The Seattle Times editorial board today advises the Seattle City Council to “tread carefully” in regulating the shared economy (also called the gig economy). Noting that the city has already tackled regulation of ride-sharing services like Uber and Lyft, the editorial focuses on rental housing services like Airbnb and Vacation Rentals by Owner (VRBO), but there are broader implications. Here’s the editorial on some economic impacts.
But the council should also tread carefully, respecting the right of property owners to make an honest buck by occasionally renting out a room or their entire house. Housing advocates likely will push for the most restrictive approaches to regulation, which would be a mistake…
In considering a cap, the council needs to balance property owners’ interests with the larger concerns over housing access and affordability. Setting the cap too low could, for example, squeeze a middle-class family looking for extra income by renting a child’s room while he or she is away at college.
Regulating this emerging slice of the economy poses significant challenges, beginning with a definitional dilemma. Last December, Gillian B. White wrote in The Atlantic.
If asked to define the variously named sharing/gig/on-demand economy, anyone would struggle. Despite the fact that Uber and Airbnb have become household names, most companies that are considered part of this new tech-driven, non-ownership economy do vastly different things. And so do their workers.
This nebulousness of these companies makes them hard not only to define, but also to regulate.
Part of the problem is the limited, binary system for labeling workers—either they are employees with all the legal protections that imbues or not—argue Seth Harris and Alan Krueger in a new paper from the Brookings Institution. They (and others) have suggested that the solution is finding a new, middle classification, which would allow workers and employers to retain some of the freedoms associated with independent work while enjoying some of the protections from being mistreated.
Greg Ip also cited the Harris and Krueger work in a Wall Street Journal article. He reports that nearly a third of U.S. workers are in “contingent” work arrangements. And, he points out the risk of overregulation.
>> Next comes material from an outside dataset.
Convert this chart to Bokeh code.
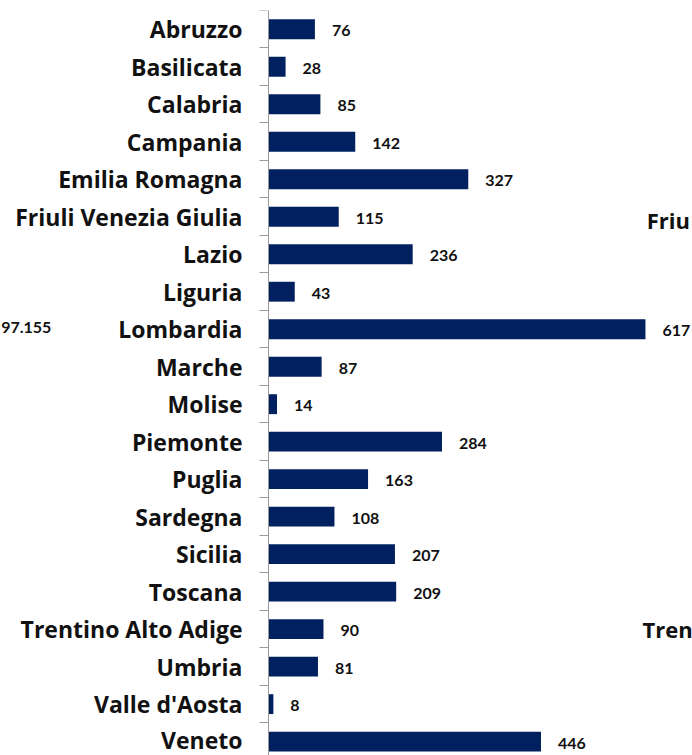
from bokeh.plotting import figure
from bokeh.models import Range1d, FixedTicker, ColumnDataSource, Label
from bokeh.core.properties import value
from bokeh.embed import file_html
from bokeh.resources import INLINE

regions = ["Abruzzo", "Basilicata", "Calabria", "Campania", "Emilia Romagna",
           "Friuli Venezia Giulia", "Lazio", "Liguria", "Lombardia", "Marche",
           "Molise", "Piemonte", "Puglia", "Sardegna", "Sicilia", "Toscana",
           "Trentino Alto Adige", "Umbria", "Valle d'Aosta", "Veneto"]
values = [76, 28, 85, 142, 327, 115, 236, 43, 617, 87,
          14, 284, 163, 108, 207, 209, 90, 81, 8, 446]

# fragments of a neighbouring chart cut by the picture edges
fragments = ["97.155", "Friu", "Tren"]

CAT_FONT = "Open Sans"
VAL_FONT = "Lato"
BAR = "#002060"

pos = list(range(len(regions)))
src = ColumnDataSource(dict(y=pos, v=values, t=[str(v) for v in values]))

p = figure(width=692, height=755, output_backend="svg", toolbar_location=None,
           x_range=Range1d(-438.6, 694), y_range=Range1d(19.37, -0.5),
           min_border_left=0, min_border_right=0, min_border_top=10,
           min_border_bottom=0)
p.outline_line_color = None
p.xgrid.visible = False
p.ygrid.visible = False
p.xaxis.visible = False
p.background_fill_color = "white"
p.border_fill_color = "white"

p.hbar(y="y", right="v", left=0, height=0.53, source=src,
       fill_color=BAR, line_color=None)
p.text(x="v", y="y", text="t", source=src, x_offset=17, y_offset=1.5,
       text_font=value(VAL_FONT), text_font_style="bold", text_font_size="16px",
       text_color="#111111", text_baseline="middle", text_align="left")

ya = p.yaxis[0]
ya.fixed_location = 0
ya.ticker = FixedTicker(ticks=pos, minor_ticks=[i - 0.5 for i in range(len(regions) + 1)])
ya.major_label_overrides = {i: r for i, r in enumerate(regions)}
ya.major_tick_out = 0
ya.major_tick_in = 0
ya.minor_tick_out = 9
ya.minor_tick_in = 0
ya.minor_tick_line_color = "#9a9a9a"
ya.axis_line_color = "#9a9a9a"
ya.major_label_standoff = 17
ya.major_label_text_font = CAT_FONT
ya.major_label_text_font_style = "bold"
ya.major_label_text_font_size = "23px"
ya.major_label_text_color = "#111111"

for txt, xx, yy, al, fnt, fs in [(fragments[0], -437.5, 7.95, "left", VAL_FONT, "16px"),
                                 (fragments[1], 619, 5.1, "left", CAT_FONT, "22px"),
                                 (fragments[2], 612, 16.0, "left", CAT_FONT, "22px")]:
    p.add_layout(Label(x=xx, y=yy, text=txt, text_align=al, text_baseline="middle",
                       text_font=fnt, text_font_style="bold", text_font_size=fs,
                       text_color="#111111"))

open("out.html", "w").write(file_html(p, INLINE))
…the spread of contingent work arrangements is often a sign that governments have already burdened regular hires with onerous and costly regulations. This has left many European economies with labor markets polarized between secure, permanent jobs and precarious temporary ones. Extending basic rights to workers in the on-demand economy should not involve burdening all employers with costs that ultimately hurt economic growth.
Just today, Melissa Sorenson, Executive Director of the National Association of Professional Background Screeners, writes in The Hill of the how regulation affects her industry and its clients..
What the gig economy really is and what it means for the future of work in America is still an open question. What we do know is that by 2020, roughly 40 percent of US workers will fall into the category of freelance work according to a recent Intuit study. Given the rapid pace of innovation and the diversity of the app driven economy, it’s anyone’s guess as to what industry the next Uber, Lyft, or Airbnb will impact. What will remain constant, however, is the need for a pool of thoroughly vetted and screened people to do the work.
Hers is a small example, a particular industry with a focused market niche. But it raises the questions of how governments can balance interests in an evolving workplace. And the pressure to increase regulation is global, according to the World Bank.
“It is absolutely a trend that we need to acknowledge,” says Arup Banerji, Senior Director of the Social Protection and Labor Global Practice at the World Bank in Washington, DC. “Anything that can be made piecemeal and opened up will be. Work is not being done in fixed units anymore. It is being shared and this allows more and more people to enter the work place. But how can these workers be protected?”
The question, possibly, should be extended to “and how can we be certain our regulatory efforts do not foreclose opportunity and reduce consumer and worker choice?”
There’s no question that the gig economy is rapidly expanding, as noted in a Time magazine article from January 2016.
There is no one name—whether sharing economy, gig economy or on-demand economy—that captures the diversity of this disruption. But it’s clear that the demand for this way of working and consuming is profound. According to a first-of-its-kind poll from TIME, strategic communications and global public relations firm Burson-Marsteller and the Aspen Institute Future of Work Initiative, 44% of U.S. adults have participated in such transactions, playing the roles of lenders and borrowers, drivers and riders, hosts and guests. The number this represents, more than 90 million people, is greater than the number of Americans who identify, respectively, as Republicans or Democrats.
As the Seattle Times writes, governments will have to deal with the emergence of new ways to do things. And, in so doing, they should “tread carefully.”
Update: Pew Research has a new poll showing significant public confusion over the meaning of the term, “sharing economy.”